With no plans for new school construction beyond 2007, Howard County schools are looking to purchase land because they know it will be needed.
"We need to be prudent about acquiring sites in the future," said Superintendent Sydney L. Cousin. "They are not making any more [land]."
The school system, which has $5 million budgeted for land acquisition, is targeting the area around Turf Valley, an 800-acre planned community on the western edge of Ellicott City with two 18-hole golf courses, a hotel, resort center and homes.
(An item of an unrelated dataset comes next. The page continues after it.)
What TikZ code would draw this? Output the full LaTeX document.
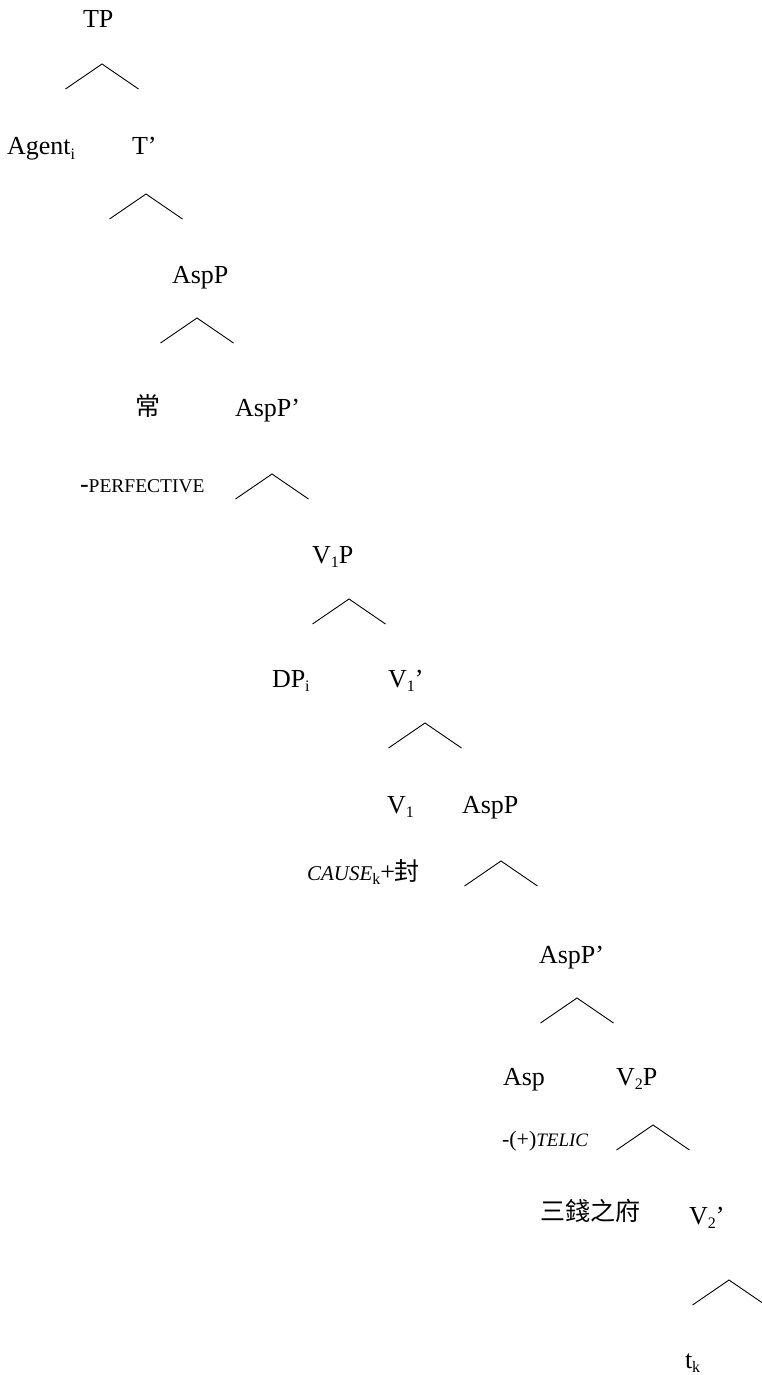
\documentclass[tikz,border=0pt]{standalone}
\usepackage{fontspec}
\setmainfont{Liberation Serif}
\newfontfamily\cjkfam{Noto Sans CJK TC}
% Chinese text at its own size
\newcommand\cjk[1]{{\fontsize{25}{30}\selectfont\cjkfam #1}}
% lowered small index after a label
\newcommand\subl[1]{\raisebox{-0.18em}{\fontsize{16}{19}\selectfont #1}}
\begin{document}
\begin{tikzpicture}[x=1pt,y=-1pt,
  lab/.style={inner sep=0pt,outer sep=0pt,anchor=base west,font=\fontsize{26}{31}\selectfont},
  branch/.style={line width=0.9pt,line join=miter}]
\useasboundingbox (0,0) rectangle (761,1375);

% labels of the tree
\node[lab] (tp)      at (83,28)    {TP};
\node[lab] (agent)   at (7,155)    {Agent\subl{i}};
\node[lab] (tbar)    at (132,155)  {T’};
\node[lab] (asp1)    at (172,283)  {AspP};
\node[lab] (chang)   at (135,415)  {\cjk{常}};
\node[lab] (aspbar1) at (235,416)  {AspP’};
\node[lab] (perf)    at (80,492)   {-{\fontsize{19.5}{22}\selectfont PERFECTIVE}};
\node[lab] (v1p)     at (312,563)  {V\subl{1}P};
\node[lab] (dp)      at (272,687)  {DP\subl{i}};
\node[lab] (v1bar)   at (388,687)  {V\subl{1}’};
\node[lab] (v1)      at (387,813)  {V\subl{1}};
\node[lab] (asp2)    at (462,813)  {AspP};
\node[lab] (cause)   at (307,880)  {{\fontsize{21}{24}\selectfont\itshape CAUSE}\subl{k}+\cjk{封}};
\node[lab] (aspbar2) at (539,963)  {AspP’};
\node[lab] (aspt)    at (503,1085) {Asp};
\node[lab] (v2p)     at (616,1085) {V\subl{2}P};
\node[lab] (telic)   at (502,1146) {{\fontsize{22}{25}\selectfont -(+)}{\fontsize{19}{22}\selectfont\itshape TELIC}};
\node[lab] (sanqian) at (540,1220) {\cjk{三錢之府}};
\node[lab] (v2bar)   at (689,1224) {V\subl{2}’};
\node[lab] (tk)      at (685,1368) {t\subl{k}};

% apexes of the branchings
\coordinate (c1)  at (102,64);
\coordinate (c2)  at (146,194);
\coordinate (c3)  at (197,318);
\coordinate (c4)  at (272,474);
\coordinate (c5)  at (349,599);
\coordinate (c6)  at (425,723);
\coordinate (c7)  at (501,861);
\coordinate (c8)  at (577,998);
\coordinate (c9)  at (653,1125);
\coordinate (c10) at (729,1280);

\foreach \c in {c1,c2,c3,c4,c5,c6,c7,c8,c9,c10}
  \draw[branch] ([shift={(-36.5,25)}]\c) -- (\c) -- ([shift={(36.5,25)}]\c);
\end{tikzpicture}
\end{document}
The developer, Mangione Family Enterprises, plans additional housing and commercial uses.
The system wants to acquire 40 acres at Marriottsville Road and U.S. 40 - across the street from Turf Valley - in exchange for 10 acres at Tamar Drive and Route 175 in Columbia. The 40 acres in Ellicott City is owned by St. John Baptist Church of Columbia, which would rather build its church in the Long Reach community.
According to the church Web site, the school system will need to pay "at least" $1.5 million to make up the difference in the size of the properties.
The school system also has asked the county Department of Planning and Zoning to reserve a 20-acre parcel in Turf Valley.
David C. Drown, manager of school planning, said that the system is trying to get ahead of the curve.
"We are trying to bank sites even though we do not have plans to use them right now," Drown said.
Cousin added that "banking" land allowed for the construction of Long Reach High School in Columbia, which was built on a site the system previously acquired and had been using for recreational programs.
Additional sites are being looked at near Merriweather Post Pavilion in Columbia's Town Center and the U.S. 1 corridor in Elkridge.
"If we have the land, banking it is something that future generations can use," Cousin said. "It makes for good planning sense."
Although the land-acquisition projects have been in the negotiation process for months, there is no date of purchase or exchange, said Ken Roey, executive director of facilities and management for the system.
"It's pretty much fluid," said Roey. "Nothing is being brought to the [school] board for approval."
With money to spend, board member Courtney Watson and Chairman Joshua Kaufman have been vocal about using the money, according to Roey.
"There is a lot of growth," said Roey, adding that a main focus of the school system will be in the western portion of the county. "We are aggressively taking a look at several sites."
Land set aside specifically for school construction years ago by the Rouse Co. might be traded to gain land in other areas with growth needs, according to schools spokeswoman Patti Caplan.
The reserved land includes 20 acres at Sweet Hours Way, east of Eden Brook Drive in Dickinson; 11 acres on Vollmerhausen Road, east of Murray Hill Road in Huntington; 11 acres at Eden Brook Drive and Weather Worn Way in Dickinson; 10 acres on Little Patuxent Parkway, near Bright Passage in Clary's Forest; 10 acres at Rustling Leaf and Deepage Drive in Hopewell; and 5 acres at Rivendell and Cedar Lane in Harper's Choice.
Aside from the 20 acres in Dickinson, the system cannot build schools on any of the other sites because those sites do not meet the minimum size requirements used to determine school sites. For example, an elementary school requires at least 15 acres, Caplan said.
"None of these sites would be large enough," Caplan said, adding that they are not in areas with growth problems. "We have not built there because none of these areas are ones where we need seats. Maybe they can be used for a [land] swap."